Working Papers
Brown, Junius F. 2024. “When Responses Are Not Responsive: Explanatory Responsiveness as Performative Governance.”
Abstract:
Studies of constituency service responsiveness tend to focus on material results: the person soliciting help either gets what they want, or gets turned away. While acknowledging the importance of this substantive responsiveness, I draw attention to the phenomenon of explanatory responses: those in which the government provides a detailed reply explaining why a more complete solution was not possible. Far from merely saying no with many words, these replies represent a channel through which government agencies can assuage disgruntled citizens even when they are unable to solve their problems. By studying the rhetoric which agencies deploy in these replies, we obtain a window into the way a government seeks to legitimize itself under public pressure. Drawing on a sample of 2,003 letter reply pairs on the Message Board for Leaders, I identify three common tactics in China’s explanatory responses: arguing back, providing context, and using the law as a shield. These tactics suggest that institutions like the Message Board for Leaders not only collect information about public preferences and provide stable alternatives to protest. They also serve a pedagogical role, teaching the public what it means to be a good citizen.

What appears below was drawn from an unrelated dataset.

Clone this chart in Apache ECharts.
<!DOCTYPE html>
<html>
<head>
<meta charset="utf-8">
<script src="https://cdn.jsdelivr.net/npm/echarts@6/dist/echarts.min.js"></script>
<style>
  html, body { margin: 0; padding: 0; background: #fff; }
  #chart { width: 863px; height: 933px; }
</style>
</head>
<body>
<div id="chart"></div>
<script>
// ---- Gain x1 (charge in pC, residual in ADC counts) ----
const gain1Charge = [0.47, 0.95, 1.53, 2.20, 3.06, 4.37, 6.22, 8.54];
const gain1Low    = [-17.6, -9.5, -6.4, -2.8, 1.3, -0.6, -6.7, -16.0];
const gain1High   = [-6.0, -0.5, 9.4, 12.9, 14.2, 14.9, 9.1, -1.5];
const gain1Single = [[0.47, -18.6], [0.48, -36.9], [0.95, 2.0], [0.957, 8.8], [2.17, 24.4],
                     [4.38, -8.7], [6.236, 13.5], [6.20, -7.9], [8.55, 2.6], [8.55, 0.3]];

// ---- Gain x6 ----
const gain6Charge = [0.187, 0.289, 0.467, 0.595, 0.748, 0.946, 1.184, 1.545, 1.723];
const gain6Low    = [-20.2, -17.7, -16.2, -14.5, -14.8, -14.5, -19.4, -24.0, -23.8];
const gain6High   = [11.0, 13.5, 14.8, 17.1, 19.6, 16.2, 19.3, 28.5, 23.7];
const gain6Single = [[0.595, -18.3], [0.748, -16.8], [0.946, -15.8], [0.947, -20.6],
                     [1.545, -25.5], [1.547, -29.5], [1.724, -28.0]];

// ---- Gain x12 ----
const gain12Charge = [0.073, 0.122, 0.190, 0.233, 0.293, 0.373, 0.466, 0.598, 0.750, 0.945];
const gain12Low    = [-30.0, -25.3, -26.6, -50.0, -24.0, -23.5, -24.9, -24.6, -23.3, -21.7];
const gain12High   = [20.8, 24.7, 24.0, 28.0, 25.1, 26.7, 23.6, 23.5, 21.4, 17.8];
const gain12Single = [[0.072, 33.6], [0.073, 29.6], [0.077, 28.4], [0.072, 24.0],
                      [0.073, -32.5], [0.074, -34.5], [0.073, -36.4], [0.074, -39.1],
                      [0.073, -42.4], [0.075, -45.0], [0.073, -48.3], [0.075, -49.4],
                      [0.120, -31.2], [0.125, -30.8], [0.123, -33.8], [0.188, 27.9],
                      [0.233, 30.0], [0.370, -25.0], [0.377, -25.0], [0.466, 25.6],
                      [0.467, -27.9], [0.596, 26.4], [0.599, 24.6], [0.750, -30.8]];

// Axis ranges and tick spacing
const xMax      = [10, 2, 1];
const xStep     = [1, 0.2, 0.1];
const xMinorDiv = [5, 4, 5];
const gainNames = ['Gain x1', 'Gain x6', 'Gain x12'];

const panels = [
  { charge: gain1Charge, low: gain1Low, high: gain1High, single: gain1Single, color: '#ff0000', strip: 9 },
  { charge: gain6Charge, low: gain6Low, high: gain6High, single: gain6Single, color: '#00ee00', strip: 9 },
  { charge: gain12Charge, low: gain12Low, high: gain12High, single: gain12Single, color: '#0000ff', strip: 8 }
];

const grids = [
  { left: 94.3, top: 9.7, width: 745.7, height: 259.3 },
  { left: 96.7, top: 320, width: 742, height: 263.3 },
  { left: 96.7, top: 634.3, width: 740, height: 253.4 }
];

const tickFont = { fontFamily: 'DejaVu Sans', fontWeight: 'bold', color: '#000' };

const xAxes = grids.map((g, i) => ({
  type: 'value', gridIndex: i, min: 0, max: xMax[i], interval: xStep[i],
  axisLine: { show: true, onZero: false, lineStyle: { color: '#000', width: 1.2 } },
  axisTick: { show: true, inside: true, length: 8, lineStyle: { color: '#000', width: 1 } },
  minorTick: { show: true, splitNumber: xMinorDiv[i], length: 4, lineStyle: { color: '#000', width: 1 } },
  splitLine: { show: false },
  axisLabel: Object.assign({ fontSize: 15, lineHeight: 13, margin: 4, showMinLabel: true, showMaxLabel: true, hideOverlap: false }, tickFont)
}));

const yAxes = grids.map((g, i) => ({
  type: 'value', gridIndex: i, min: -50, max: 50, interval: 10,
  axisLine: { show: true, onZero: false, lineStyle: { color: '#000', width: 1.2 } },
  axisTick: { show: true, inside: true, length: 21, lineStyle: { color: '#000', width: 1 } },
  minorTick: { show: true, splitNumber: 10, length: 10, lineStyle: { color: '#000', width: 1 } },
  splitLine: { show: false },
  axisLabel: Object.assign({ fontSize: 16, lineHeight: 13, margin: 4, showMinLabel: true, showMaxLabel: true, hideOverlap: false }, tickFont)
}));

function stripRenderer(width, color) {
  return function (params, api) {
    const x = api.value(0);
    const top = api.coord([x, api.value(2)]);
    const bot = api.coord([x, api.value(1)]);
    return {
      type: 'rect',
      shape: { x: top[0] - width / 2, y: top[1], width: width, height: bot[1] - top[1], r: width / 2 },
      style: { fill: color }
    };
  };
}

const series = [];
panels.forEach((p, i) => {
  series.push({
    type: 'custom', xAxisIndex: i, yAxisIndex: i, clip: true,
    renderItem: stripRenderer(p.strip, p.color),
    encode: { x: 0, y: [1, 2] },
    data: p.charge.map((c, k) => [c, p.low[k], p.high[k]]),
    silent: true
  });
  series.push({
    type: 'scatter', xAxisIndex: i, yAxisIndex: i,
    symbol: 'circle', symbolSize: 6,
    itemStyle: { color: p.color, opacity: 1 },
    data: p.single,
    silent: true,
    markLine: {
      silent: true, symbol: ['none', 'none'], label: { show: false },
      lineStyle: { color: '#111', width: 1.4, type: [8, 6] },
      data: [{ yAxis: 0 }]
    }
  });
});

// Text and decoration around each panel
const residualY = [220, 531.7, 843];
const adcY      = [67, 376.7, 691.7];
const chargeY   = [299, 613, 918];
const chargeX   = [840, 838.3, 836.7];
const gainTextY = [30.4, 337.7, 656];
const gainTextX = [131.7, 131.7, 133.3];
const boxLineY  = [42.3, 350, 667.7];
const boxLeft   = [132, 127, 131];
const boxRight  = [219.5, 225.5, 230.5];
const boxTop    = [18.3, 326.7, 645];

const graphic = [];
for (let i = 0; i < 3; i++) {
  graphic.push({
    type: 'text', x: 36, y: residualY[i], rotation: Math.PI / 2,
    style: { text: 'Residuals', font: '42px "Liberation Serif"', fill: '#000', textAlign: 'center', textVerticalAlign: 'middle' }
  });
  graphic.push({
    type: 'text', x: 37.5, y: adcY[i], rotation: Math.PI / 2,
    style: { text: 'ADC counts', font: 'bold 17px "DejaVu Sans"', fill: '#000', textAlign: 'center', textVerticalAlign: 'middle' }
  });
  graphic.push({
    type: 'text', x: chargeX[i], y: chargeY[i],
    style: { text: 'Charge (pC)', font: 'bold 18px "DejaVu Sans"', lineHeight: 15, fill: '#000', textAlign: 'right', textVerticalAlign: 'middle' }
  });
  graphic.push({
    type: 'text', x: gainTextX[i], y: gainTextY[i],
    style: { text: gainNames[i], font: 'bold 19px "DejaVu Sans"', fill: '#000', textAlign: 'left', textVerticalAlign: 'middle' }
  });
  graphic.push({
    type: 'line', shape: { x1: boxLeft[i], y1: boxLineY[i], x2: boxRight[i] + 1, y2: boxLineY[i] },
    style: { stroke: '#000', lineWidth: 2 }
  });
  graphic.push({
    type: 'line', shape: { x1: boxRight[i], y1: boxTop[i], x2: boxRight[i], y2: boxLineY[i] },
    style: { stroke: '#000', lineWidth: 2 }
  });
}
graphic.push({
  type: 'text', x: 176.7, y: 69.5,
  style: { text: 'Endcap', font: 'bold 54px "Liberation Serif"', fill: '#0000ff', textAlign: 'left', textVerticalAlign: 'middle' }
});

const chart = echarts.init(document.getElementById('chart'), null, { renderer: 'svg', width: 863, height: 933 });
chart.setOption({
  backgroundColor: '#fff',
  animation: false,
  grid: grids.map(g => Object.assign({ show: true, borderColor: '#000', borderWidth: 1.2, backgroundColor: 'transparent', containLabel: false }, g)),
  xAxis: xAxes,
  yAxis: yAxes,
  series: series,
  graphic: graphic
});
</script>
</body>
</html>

Elevator pitch: The excuses which local governments make when unable to solve a problem tell us about the nature of state-society communication in China.
Status: Draft manuscript complete; preparing to submit for publication.

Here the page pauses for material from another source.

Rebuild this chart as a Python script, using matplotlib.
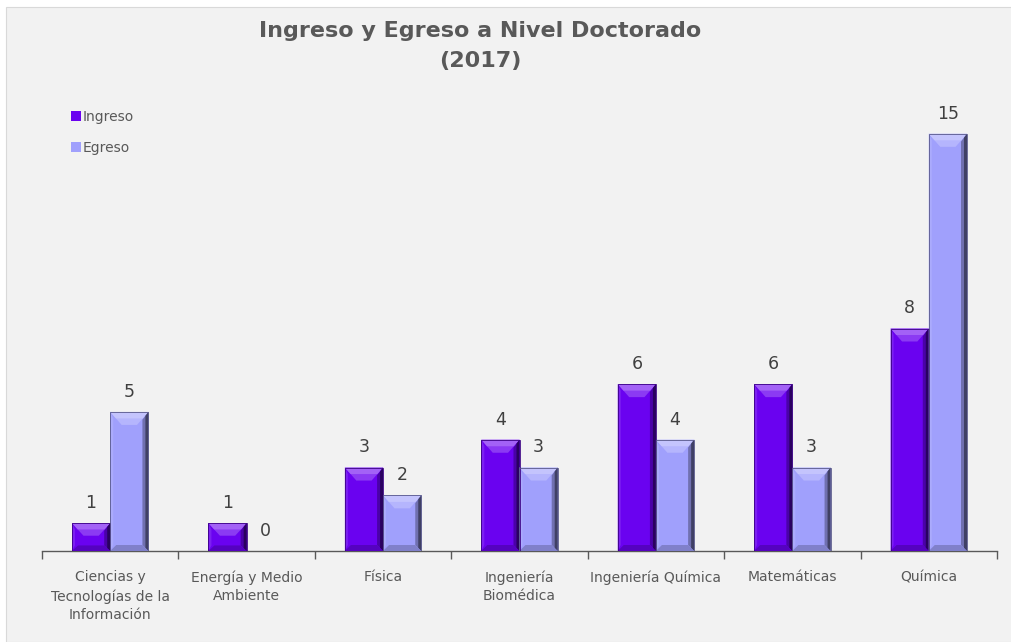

Brown, Junius F. 2024. “Law as a Shield: How Chinese Local Governments Use Legality to Deflect Public Pressure.”
Abstract:
In this paper, I introduce the concept of “law as a shield.” This refers to a way in which state agents invoke laws, rules, and regulations to justify their actions, or to justify their inaction when faced with a problem. I illustrate this concept using quantitative and qualitative data from an original sample of more than 2,000 letters and replies submitted to China’s Message Board for Leaders, an online citizen service portal. The frequency of law as a shield, appearing in one out of seven replies, lends credence to the idea that Chinese state and party agencies increasingly use rule by law, or legality, as a source of legitimacy. This is true even as rule of law, genuine constraints on the central leadership, continues to erode. Though my data come from China, I see law as a shield as a much broader phenomenon, and review other literature which finds similar practices in liberal democracies.
Elevator pitch: Elaborates on the concept of “Law as a Shield” from the “Explanatory Responsiveness” working paper, linking it to legality and rule-by-law.

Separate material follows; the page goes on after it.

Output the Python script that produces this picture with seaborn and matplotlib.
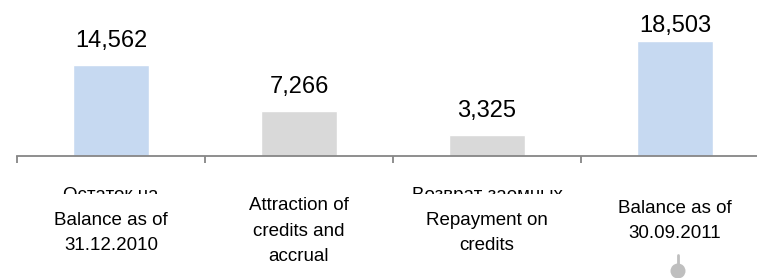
import matplotlib
matplotlib.use("Agg")
import matplotlib.pyplot as plt
import matplotlib.transforms as mtrans
from matplotlib.patches import Rectangle, Circle
from matplotlib.lines import Line2D
import seaborn as sns
import pandas as pd

# ---- data ----
categories = ["Balance as of\n31.12.2010", "Attraction of\ncredits and\naccrual",
              "Repayment on\ncredits", "Balance as of\n30.09.2011"]
values = [14562, 7266, 3325, 18503]
value_labels = ["14,562", "7,266", "3,325", "18,503"]
hidden_ru_labels = ["Остаток на", "", "Возврат заемных", ""]
bar_kinds = ["balance", "flow", "flow", "balance"]

palette = {"balance": "#c6d9f1", "flow": "#d9d9d9"}

sns.set_theme(style="white")
plt.rcParams["font.family"] = ["Liberation Sans", "DejaVu Sans"]

W, H = 757, 278
fig = plt.figure(figsize=(W / 100, H / 100), dpi=100)
ax_left, ax_right = 17, 769
ax_top, ax_base = 13, 156
ax = fig.add_axes([ax_left / W, (H - ax_base) / H, (ax_right - ax_left) / W, (ax_base - ax_top) / H])

df = pd.DataFrame({"cat": categories, "value": values, "kind": bar_kinds})
sns.barplot(data=df, x="cat", y="value", hue="kind", palette=palette, dodge=False,
            width=0.4, legend=False, ax=ax, saturation=1)

px_per_unit = 160.5
ymax = (ax_base - ax_top) * px_per_unit
ax.set_xlim(-0.5, 3.5)
ax.set_ylim(0, ymax)

for s in ["top", "right", "left"]:
    ax.spines[s].set_visible(False)
ax.spines["bottom"].set_color("#868686")
ax.spines["bottom"].set_linewidth(1.3)
ax.set_yticks([])
ax.set_xticks([])
ax.set_xticks([-0.5, 0.5, 1.5, 2.5, 3.5], minor=True)
ax.tick_params(axis="x", which="minor", direction="out", length=5, width=1.3,
               color="#868686", bottom=True, labelbottom=False)
ax.set_xlabel("")
ax.set_ylabel("")

# value labels
gap = 18 * px_per_unit
cap = ymax - 19 * px_per_unit
for i, (v, lab) in enumerate(zip(values, value_labels)):
    ax.text(i, min(v + gap, cap), lab, ha="center", va="baseline", fontsize=17, color="#000000")

# category labels (figure pixel y, data x)
tr = mtrans.blended_transform_factory(ax.transData, fig.transFigure)
for i, ru in enumerate(hidden_ru_labels):
    if ru:
        fig.text(i, (H - 200) / H, ru, transform=tr, ha="center", va="baseline",
                 fontsize=13.5, color="#000000", zorder=1)
fig.patches.append(Rectangle((0, 0), 1, (H - 194) / H, transform=fig.transFigure,
                             facecolor="white", edgecolor="none", zorder=2))
label_centers = [233, 231, 233, 221]
for i, (lab, yc) in enumerate(zip(categories, label_centers)):
    fig.text(i, (H - yc) / H, lab, transform=tr, ha="center", va="center",
             fontsize=13.5, color="#000000", linespacing=1.62, zorder=3)

# grey pin marker below last category
pin_x = 3 + 3 / 188
fig.lines.append(Line2D([pin_x, pin_x], [(H - 255) / H, (H - 266) / H], transform=tr,
                        color="#bfbfbf", linewidth=2, zorder=4))
pin = Circle((0, 0), 7.5, transform=mtrans.IdentityTransform(),
             facecolor="#bfbfbf", edgecolor="none", zorder=4)
fig.patches.append(pin)
fig.canvas.draw()
disp = tr.transform((pin_x, (H - 271) / H))
pin.center = (disp[0], disp[1])

fig.savefig("out.png", dpi=100)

Status: Draft manuscript complete; preparing to submit for publication.
Early Projects
Explanatory Responsiveness Survey Experiment
Description:
This project is a follow-up to the “Explanatory Responsiveness” working paper above. In it, I will conduct an online survey of Chinese netizens, presenting them with realistic scenarios of imperfect government responsiveness and asking them whether they consider these responses satisfactory. Respondents will be randomly assigned to slightly different government responses, allowing me to compare the satisfaction rates when local state agents justify their imperfect responsiveness in different ways. The survey will also include descriptive questions about citizens’ recent political participation and their familiarity with various official input channels.
Status: I have secured funding and a research assistant for this project, and I am currently drafting the survey questions. I will solicit feedback on the questions and survey design at APSA 2025 in Vancouver, so if you’re planning to attend, I’m happy to chat! Survey distribution is tentatively scheduled for October 2025.